Mira Nair plans to bring musical adaptation of 2001 film to India

Updated: Jan 18, 2018, 10:06 IST | IANS

Filmmaker Mira Nair has said that she plans to bring the musical version of her 2001 film 'The Monsoon Wedding' to India

Mira Nair
Mira Nair

Filmmaker Mira Nair has said that she plans to bring the musical version of her 2001 film 'The Monsoon Wedding' to India. The stage adaptation, with an ensemble cast, had opened in Berkley, California, last year, and received critical acclaim, Nair said at the recently concluded literary fest in the city. "We opened it (the stage version) in California last year and staged it for four months. It is a beautiful visual," she had asserted, adding that people will relate to the characters of the play.

Welcoming Nair's plans, theatre personality Rudraprasad Sengupta today said the musical version of the 2001 film 'will be a visual treat for the theatre-going audience of this country. Sengupta said Peter Brook had brought 'Mahabharata' to the Indian stage in 1985 but only a small segment of theatre-going audience got to watch the play as the tickets were expensive.

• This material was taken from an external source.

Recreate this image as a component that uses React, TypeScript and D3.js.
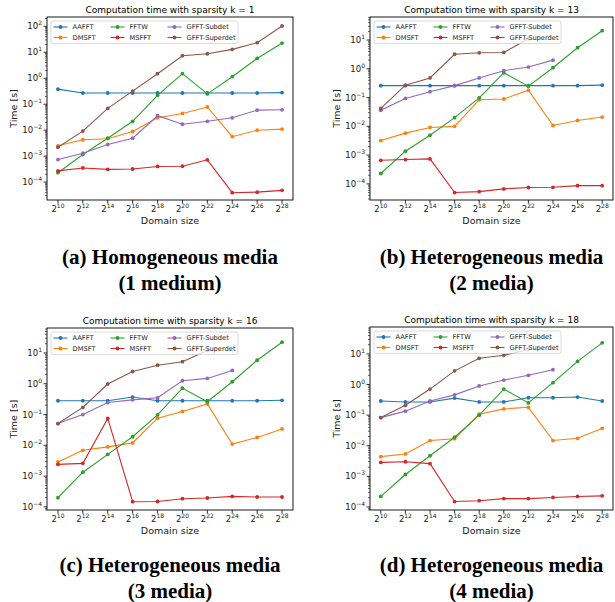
import React from 'react';
import * as d3 from 'd3';

// domain sizes are 2^e
const exponents = [10, 12, 14, 16, 18, 20, 22, 24, 26, 28];
const methods = ['AAFFT', 'DMSFT', 'FFTW', 'MSFFT', 'GFFT-Subdet', 'GFFT-Superdet'];
const colors = ['#1f77b4', '#ff7f0e', '#2ca02c', '#d62728', '#9467bd', '#8c564b'];

// k = 1
const aafft1 = [0.38, 0.27, 0.27, 0.27, 0.27, 0.27, 0.27, 0.27, 0.27, 0.28];
const dmsft1 = [0.0025, 0.0043, 0.0047, 0.0089, 0.03, 0.044, 0.078, 0.0056, 0.01, 0.011];
const fftw1 = [0.00023, 0.00115, 0.0049, 0.022, 0.22, 1.5, 0.25, 1.15, 5.8, 22.7];
const msfft1 = [0.00027, 0.00035, 0.00031, 0.00032, 0.0004, 0.00041, 0.00072, 0.000039, 0.000041, 0.000048];
const subdet1 = [0.00074, 0.0013, 0.0028, 0.0049, 0.036, 0.017, 0.022, 0.03, 0.059, 0.061];
const superdet1 = [0.0022, 0.0092, 0.069, 0.32, 1.5, 7.4, 8.8, 13, 23.4, 103];

// k = 13
const aafft13 = [0.26, 0.26, 0.26, 0.26, 0.26, 0.26, 0.26, 0.26, 0.26, 0.27];
const dmsft13 = [0.0032, 0.0058, 0.0091, 0.01, 0.084, 0.089, 0.18, 0.0107, 0.016, 0.021];
const fftw13 = [0.00023, 0.00137, 0.0049, 0.02, 0.098, 0.73, 0.25, 1.09, 5.4, 21.1];
const msfft13 = [0.00066, 0.0007, 0.00074, 0.00005, 0.000054, 0.000067, 0.000075, 0.000076, 0.000087, 0.000087];
const subdet13 = [0.036, 0.093, 0.16, 0.26, 0.48, 0.86, 1.15, 2.0, null, null];
const superdet13 = [0.042, 0.27, 0.48, 3.2, 3.6, 3.7, 11, null, null, null];

// k = 16
const aafft16 = [0.28, 0.28, 0.28, 0.37, 0.28, 0.28, 0.28, 0.28, 0.28, 0.29];
const dmsft16 = [0.0029, 0.0069, 0.0089, 0.012, 0.076, 0.126, 0.22, 0.011, 0.018, 0.034];
const fftw16 = [0.0002, 0.00134, 0.0051, 0.019, 0.098, 0.72, 0.26, 1.16, 5.8, 22.3];
const msfft16 = [0.0024, 0.0026, 0.075, 0.000148, 0.00015, 0.000185, 0.000195, 0.00022, 0.00021, 0.00021];
const subdet16 = [0.051, 0.1, 0.245, 0.3, 0.35, 1.25, 1.49, 2.7, null, null];
const superdet16 = [0.051, 0.17, 0.98, 2.5, 4.0, 5.2, 12, null, null, null];

// k = 18
const aafft18 = [0.29, 0.27, 0.27, 0.36, 0.27, 0.27, 0.37, 0.37, 0.39, 0.29];
const dmsft18 = [0.0044, 0.0054, 0.0148, 0.017, 0.107, 0.16, 0.18, 0.0148, 0.0175, 0.037];
const fftw18 = [0.00022, 0.00115, 0.0047, 0.019, 0.1, 0.71, 0.25, 1.15, 5.7, 23];
const msfft18 = [0.00285, 0.003, 0.0026, 0.00015, 0.00016, 0.000187, 0.000187, 0.000204, 0.00022, 0.00023];
const subdet18 = [0.083, 0.135, 0.29, 0.46, 0.9, 1.4, 2.0, 3.06, null, null];
const superdet18 = [0.083, 0.21, 0.71, 2.8, 7.2, 9.0, 14, null, null, null];

const panels = [
  { k: 1, series: [aafft1, dmsft1, fftw1, msfft1, subdet1, superdet1], yExp: [-4.69, 2.36],
    box: { left: 47, right: 293, top: 17, bottom: 200 }, caption: ['(a) Homogeneous media', '(1 medium)'] },
  { k: 13, series: [aafft13, dmsft13, fftw13, msfft13, subdet13, superdet13], yExp: [-4.56, 1.8],
    box: { left: 370, right: 613, top: 17, bottom: 200 }, caption: ['(b) Heterogeneous media', '(2 media)'] },
  { k: 16, series: [aafft16, dmsft16, fftw16, msfft16, subdet16, superdet16], yExp: [-4.1, 1.81],
    box: { left: 47, right: 293, top: 328, bottom: 510 }, caption: ['(c) Heterogeneous media', '(3 media)'] },
  { k: 18, series: [aafft18, dmsft18, fftw18, msfft18, subdet18, superdet18], yExp: [-4.1, 1.88],
    box: { left: 370, right: 613, top: 327, bottom: 510 }, caption: ['(d) Heterogeneous media', '(4 media)'] },
];

const FONT = 'DejaVu Sans';

const Panel = ({ p, idx }) => {
  const { left, right, top, bottom } = p.box;
  const x = d3.scaleLog().base(2).domain([2 ** 9.12, 2 ** 28.88]).range([left, right]);
  const y = d3.scaleLog().domain([10 ** p.yExp[0], 10 ** p.yExp[1]]).range([bottom, top]);

  const majors = d3.range(Math.ceil(p.yExp[0]), Math.floor(p.yExp[1]) + 1);
  const minors = [];
  for (let e = Math.floor(p.yExp[0]); e <= Math.ceil(p.yExp[1]); e++) {
    for (let m = 2; m <= 9; m++) {
      const v = m * 10 ** e;
      if (v >= 10 ** p.yExp[0] && v <= 10 ** p.yExp[1]) minors.push(v);
    }
  }

  const line = d3.line()
    .defined((d) => d[1] != null)
    .x((d) => x(2 ** d[0]))
    .y((d) => y(d[1]));

  const clipId = 'clip' + idx;
  const fl = left + 4;
  const ft = top + 4;
  const cx = (left + right) / 2;

  return (
    <g>
      <defs>
        <clipPath id={clipId}>
          <rect x={left} y={top} width={right - left} height={bottom - top} />
        </clipPath>
      </defs>
      <text x={cx} y={top - 4} textAnchor="middle" fontSize={9} fontFamily={FONT}>
        {'Computation time with sparsity k = ' + p.k}
      </text>

      <g clipPath={`url(#${clipId})`}>
        {p.series.map((vals, i) => {
          const pts = exponents.map((e, j) => [e, vals[j]]);
          return (
            <g key={i}>
              <path d={line(pts)} fill="none" stroke={colors[i]} strokeWidth={1.1} />
              {pts.filter((d) => d[1] != null).map((d, j) => (
                <circle key={j} cx={x(2 ** d[0])} cy={y(d[1])} r={1.9} fill={colors[i]} />
              ))}
            </g>
          );
        })}
      </g>

      {/* y axis ticks */}
      {minors.map((v, i) => (
        <line key={'mn' + i} x1={left} x2={left - 2} y1={y(v)} y2={y(v)} stroke="#000" strokeWidth={0.6} />
      ))}
      {majors.map((e) => (
        <g key={'mj' + e}>
          <line x1={left} x2={left - 3.5} y1={y(10 ** e)} y2={y(10 ** e)} stroke="#000" strokeWidth={0.8} />
          <text x={left - 5} y={y(10 ** e) + 3} textAnchor="end" fontSize={8.5} fontFamily={FONT} fill="#222">
            10<tspan dy={-4} fontSize={6}>{e < 0 ? '\u2212' + -e : String(e)}</tspan>
          </text>
        </g>
      ))}

      {/* x axis ticks */}
      {exponents.map((e) => (
        <g key={'x' + e}>
          <line x1={x(2 ** e)} x2={x(2 ** e)} y1={bottom} y2={bottom + 3.5} stroke="#000" strokeWidth={0.8} />
          <text x={x(2 ** e)} y={bottom + 12} textAnchor="middle" fontSize={8.5} fontFamily={FONT} fill="#222">
            2<tspan dy={-4} fontSize={6}>{e}</tspan>
          </text>
        </g>
      ))}

      <rect x={left} y={top} width={right - left} height={bottom - top} fill="none" stroke="#000" strokeWidth={0.9} />

      <text x={cx} y={bottom + 24} textAnchor="middle" fontSize={9.5} fontFamily={FONT} fill="#222">Domain size</text>
      <text transform={`translate(${left - 30},${(top + bottom) / 2}) rotate(-90)`} textAnchor="middle"
        fontSize={9.5} fontFamily={FONT} fill="#222">Time [s]</text>

      {/* legend, 3 columns filled column-wise */}
      <rect x={fl} y={ft} width={187} height={22.5} rx={2} fill="#fff" fillOpacity={0.8} stroke="#ccc" strokeWidth={0.7} />
      {methods.map((m, i) => {
        const col = Math.floor(i / 2);
        const row = i % 2;
        const hx = fl + 2.5 + [0, 57, 114][col];
        const ty = ft + 6 + row * 10.5;
        return (
          <g key={m}>
            <line x1={hx} x2={hx + 14} y1={ty} y2={ty} stroke={colors[i]} strokeWidth={1.1} />
            <circle cx={hx + 7} cy={ty} r={1.9} fill={colors[i]} />
            <text x={hx + 19} y={ty + 2.4} fontSize={6.7} fontFamily={FONT} fill="#222">{m}</text>
          </g>
        );
      })}

      {/* caption */}
      <text x={cx} y={p.box.bottom + (idx < 2 ? 64 : 62)} textAnchor="middle" fontSize={21}
        fontFamily="Liberation Serif" fontWeight="bold">{p.caption[0]}</text>
      <text x={cx} y={p.box.bottom + (idx < 2 ? 90 : 88)} textAnchor="middle" fontSize={21}
        fontFamily="Liberation Serif" fontWeight="bold">{p.caption[1]}</text>
    </g>
  );
};

export default function App() {
  return (
    <svg width={615} height={602} style={{ position: 'absolute', left: 0, top: 0, background: '#fff' }}>
      <rect width={615} height={602} fill="#fff" />
      {panels.map((p, i) => (
        <Panel key={i} p={p} idx={i} />
      ))}
    </svg>
  );
}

"If Mira Nair plans to bring the stage version of 'The Monsoon Wedding' to India, she is more than welcome. I hope the general theatre going audiences get to watch the show as a production on such a huge scale usually involves a lot of money," the eminent theatre personality said. It took Nair almost 10 years to create the musical version of the film, conducting workshops in South Asia to look for actors who would fit into the roles.

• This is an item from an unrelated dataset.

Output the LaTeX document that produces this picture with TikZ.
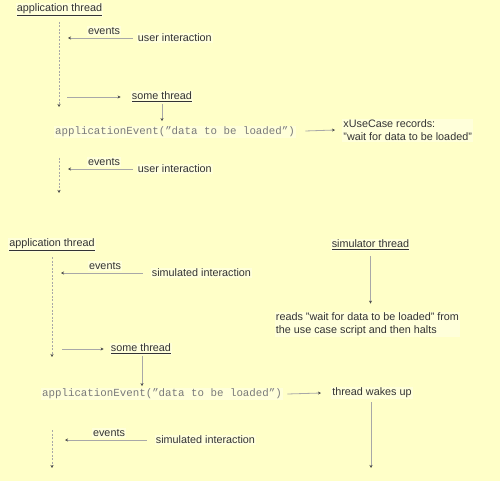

"We might bring the musical to India before opening it in Broadway in 2019. This is our tale, a tale for everyone¿ People will see themselves in 'Monsoon Wedding," the award-winning filmmaker had said. During a session at the literary fest, Nair had also said that her film, made 17 years ago, holds relevance to this date. Going back to the time when 'Monsoon Wedding' was made, she had pointed out that it was the first time people living abroad got an idea about the way the upper-class
Indians lived.

"The rest of the world then (in 2001) had no idea about how a wedding takes place here. So it was very important that I depict the complexity, craziness and depravity," she had said.